Rolls-Royce operates in a highly regulated market and so security has often edged usability when trade-offs are being made. The value of the organisation’s IP and government relations often have to outweigh the value of improved productivity and so IT architectural decisions had to be security-centric. This year, however, the multi-component architecture proved to be complex and complicated for employees when they required more freedom and flexibility. “It became difficult for people to actually work. What changed in our strategy was the increased importance of user experience.”
“Concerns around insider threat grew, so security was no longer just about keeping outsiders out of our systems”

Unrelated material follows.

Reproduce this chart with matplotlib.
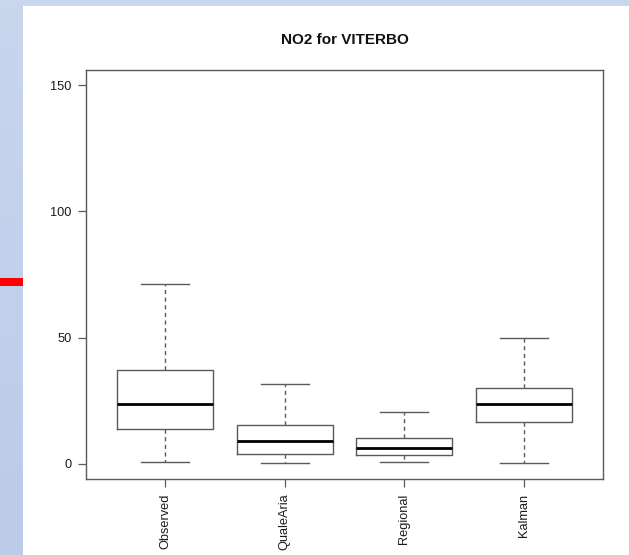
import numpy as np
import matplotlib
matplotlib.use("Agg")
import matplotlib.pyplot as plt
from matplotlib.patches import Rectangle

plt.rcParams['font.family'] = ['Liberation Sans', 'DejaVu Sans']

# Box statistics per source (NO2)
categories = ["Observed", "QualeAria", "Regional", "Kalman"]
whisker_low = [0.8, 0.5, 0.8, 0.3]
q1 = [13.8, 4.1, 3.7, 16.7]
median = [23.9, 9.0, 6.2, 23.8]
q3 = [37.0, 15.2, 10.3, 29.9]
whisker_high = [71.1, 31.7, 20.4, 50.0]
y_ticks = [0, 50, 100, 150]

W, H = 629, 555
fig = plt.figure(figsize=(W / 100, H / 100), dpi=100)
fig.patch.set_facecolor("white")

# slide-style background: light blue strips on the left and top, red marker
bg = fig.add_axes([0, 0, 1, 1], zorder=-10)
bg.set_xlim(0, W)
bg.set_ylim(H, 0)
bg.axis("off")
grad = np.linspace(0, 1, 256).reshape(-1, 1)
top_c = np.array([0xc8, 0xd6, 0xee]) / 255
bot_c = np.array([0xbb, 0xcb, 0xe8]) / 255
img = top_c[None, None, :] * (1 - grad[:, :, None]) + bot_c[None, None, :] * grad[:, :, None]
bg.imshow(img, extent=[0, 23, H, 0], aspect="auto", interpolation="bilinear")
bg.add_patch(Rectangle((0, 0), W, 6, color="#c8d6ee", lw=0))
bg.add_patch(Rectangle((0, 278), 23, 8, color="#ff0000", lw=0))

ax = fig.add_axes([86 / W, (H - 479) / H, (603 - 86) / W, (479 - 70) / H])
ax.set_facecolor("none")

stats = []
for i, name in enumerate(categories):
    stats.append(dict(label=name, whislo=whisker_low[i], q1=q1[i], med=median[i],
                      q3=q3[i], whishi=whisker_high[i], fliers=[]))

edge = "#5a5a5a"
ax.bxp(stats, positions=np.arange(1, len(categories) + 1), widths=0.8,
       showfliers=False, patch_artist=False,
       boxprops=dict(color=edge, lw=1.0),
       whiskerprops=dict(color=edge, lw=1.0, linestyle=(0, (3, 2.5))),
       capprops=dict(color=edge, lw=1.0),
       medianprops=dict(color="black", lw=2.0, solid_capstyle="butt"),
       capwidths=0.4)

ax.set_xlim(0.34, 4.66)
ax.set_ylim(-6, 156)
ax.set_yticks(y_ticks)
ax.set_yticklabels([str(v) for v in y_ticks])
ax.set_xticks(np.arange(1, len(categories) + 1))
ax.set_xticklabels(categories, rotation=90)

for s in ax.spines.values():
    s.set_color(edge)
    s.set_linewidth(1.0)
ax.tick_params(axis="both", colors=edge, labelcolor="#1a1a1a", labelsize=9.2,
               length=6, width=0.9, pad=4.5)

ax.set_title("NO2 for VITERBO", fontsize=11, fontweight="bold", pad=19, color="#111111")

fig.savefig("out.png", dpi=100)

This topic of insider threat is coming up more frequently in the conversations I have with fellow CIOs and CISOs. In opening up our systems to new models of working (through cloud applications, remote workers, and personal devices) organisations are seeing that the user should not be afforded complete and open access in the way we often allowed within office-based systems. This is a healthy realisation because in practice a disgruntled (or careless) employee can cause problems that are in every way as damaging as a malicious external actor. It is a realisation that has led to the accelerated adoption of Zero Trust data-centric security for many organisations.

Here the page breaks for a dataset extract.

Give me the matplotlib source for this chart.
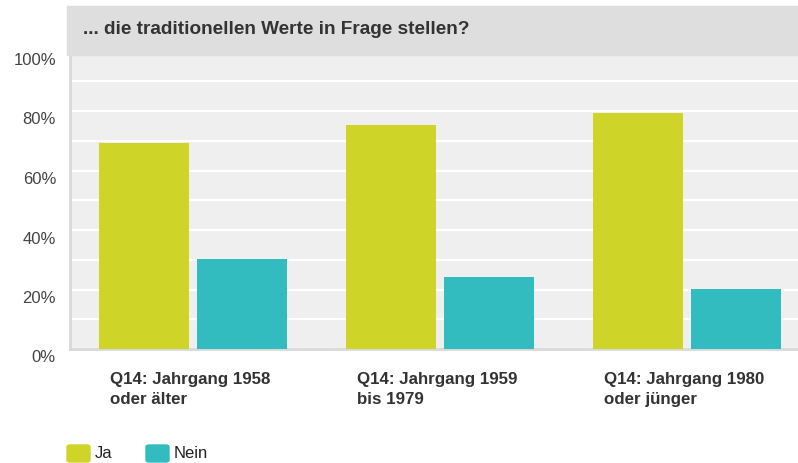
import matplotlib

matplotlib.use("Agg")
import matplotlib.pyplot as plt
import numpy as np
from matplotlib.patches import FancyBboxPatch, Rectangle

title = "... die traditionellen Werte in Frage stellen?"
categories = [
    "Q14: Jahrgang 1958\noder älter",
    "Q14: Jahrgang 1959\nbis 1979",
    "Q14: Jahrgang 1980\noder jünger",
]
series_names = ["Ja", "Nein"]
ja = [69.4, 75.3, 79.3]
nein = [30.3, 24.2, 20.2]
colors = ["#cfd528", "#33bcbf"]

plt.rcParams["font.family"] = ["Liberation Sans", "DejaVu Sans"]

W, H = 798, 463
fig = plt.figure(figsize=(W / 100, H / 100), dpi=100)

# axes in pixel coordinates (plot runs past the right edge)
x0, x1 = 70, 810
y_zero, y_top = 349, 55
px_per_pct = 2.975
ax = fig.add_axes([x0 / W, (H - y_zero) / H, (x1 - x0) / W, (y_zero - y_top) / H])
ax.set_facecolor("#efefef")
ax.set_xlim(-0.5, len(categories) - 0.5)
ax.set_ylim(0, (y_zero - y_top) / px_per_pct)

x = np.arange(len(categories))
w = 0.365
off = 0.199
ax.bar(x - off, ja, w, color=colors[0], zorder=3)
ax.bar(x + off, nein, w, color=colors[1], zorder=3)

for v in range(10, 100, 10):
    ax.axhline(v, color="white", lw=1.6, zorder=1)

for s in ["top", "right"]:
    ax.spines[s].set_visible(False)
ax.spines["left"].set_color("#d9d9d9")
ax.spines["left"].set_linewidth(2)
ax.spines["bottom"].set_color("#d9d9d9")
ax.spines["bottom"].set_linewidth(2)
ax.set_xticks([])
ax.set_yticks([])

# y tick labels sit a bit below their gridlines
for v in range(0, 101, 20):
    ypx = y_zero - v * px_per_pct + 9
    fig.text(56 / W, 1 - ypx / H, f"{v}%", ha="right", va="center",
             fontsize=12, color="#444444")

# category labels
for i, lab in enumerate(categories):
    cx = x0 + (i + 0.5) * (x1 - x0) / len(categories)
    fig.text((cx - 83) / W, 1 - 372 / H, lab, ha="left", va="top",
             fontsize=12.2, fontweight="bold",
             color="#333333", linespacing=1.4)

# title bar
fig.patches.append(Rectangle((67 / W, 1 - 55 / H), 1, 49 / H,
                             transform=fig.transFigure, color="#dedede",
                             zorder=5))
fig.text(83 / W, 1 - 29 / H, title, ha="left", va="center", fontsize=13.7,
         fontweight="bold", color="#333333", zorder=6)

# legend
for name, col, sx in zip(series_names, colors, [67, 146]):
    fig.patches.append(FancyBboxPatch((sx / W, 1 - 462 / H), 23 / W, 17 / H,
                                      boxstyle="round,pad=0,rounding_size=0.004",
                                      transform=fig.transFigure, color=col))
    fig.text((sx + 28) / W, 1 - 453 / H, name, ha="left", va="center",
             fontsize=12, color="#222222")

fig.savefig("out.png", dpi=100)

This comment of Stuart’s entirely matches my own experience. Stuart talked about the fact that his strategy now specifically focuses on removing complexity and concentrates on improving the consolidation of technologies. We spoke on getting approval for IT projects and Stuart asserted that consolidation is a useful option in proving a business case. He told me, “Our executives see the complexity in how we secure things. They also experience the frustrations as a user. We use the pains they are personally familiar with as part of our explanation of the business case for change projects.”
I will conclude with another quote of Stuart’s—where he outlines the three phases of the IT team’s reputation over the last 12 months. It will feel very familiar to many…
“First IT were the heroes. Then IT became the target of ‘why doesn’t it work’ conversations. And now IT is driving change to enable the new way we need to work.”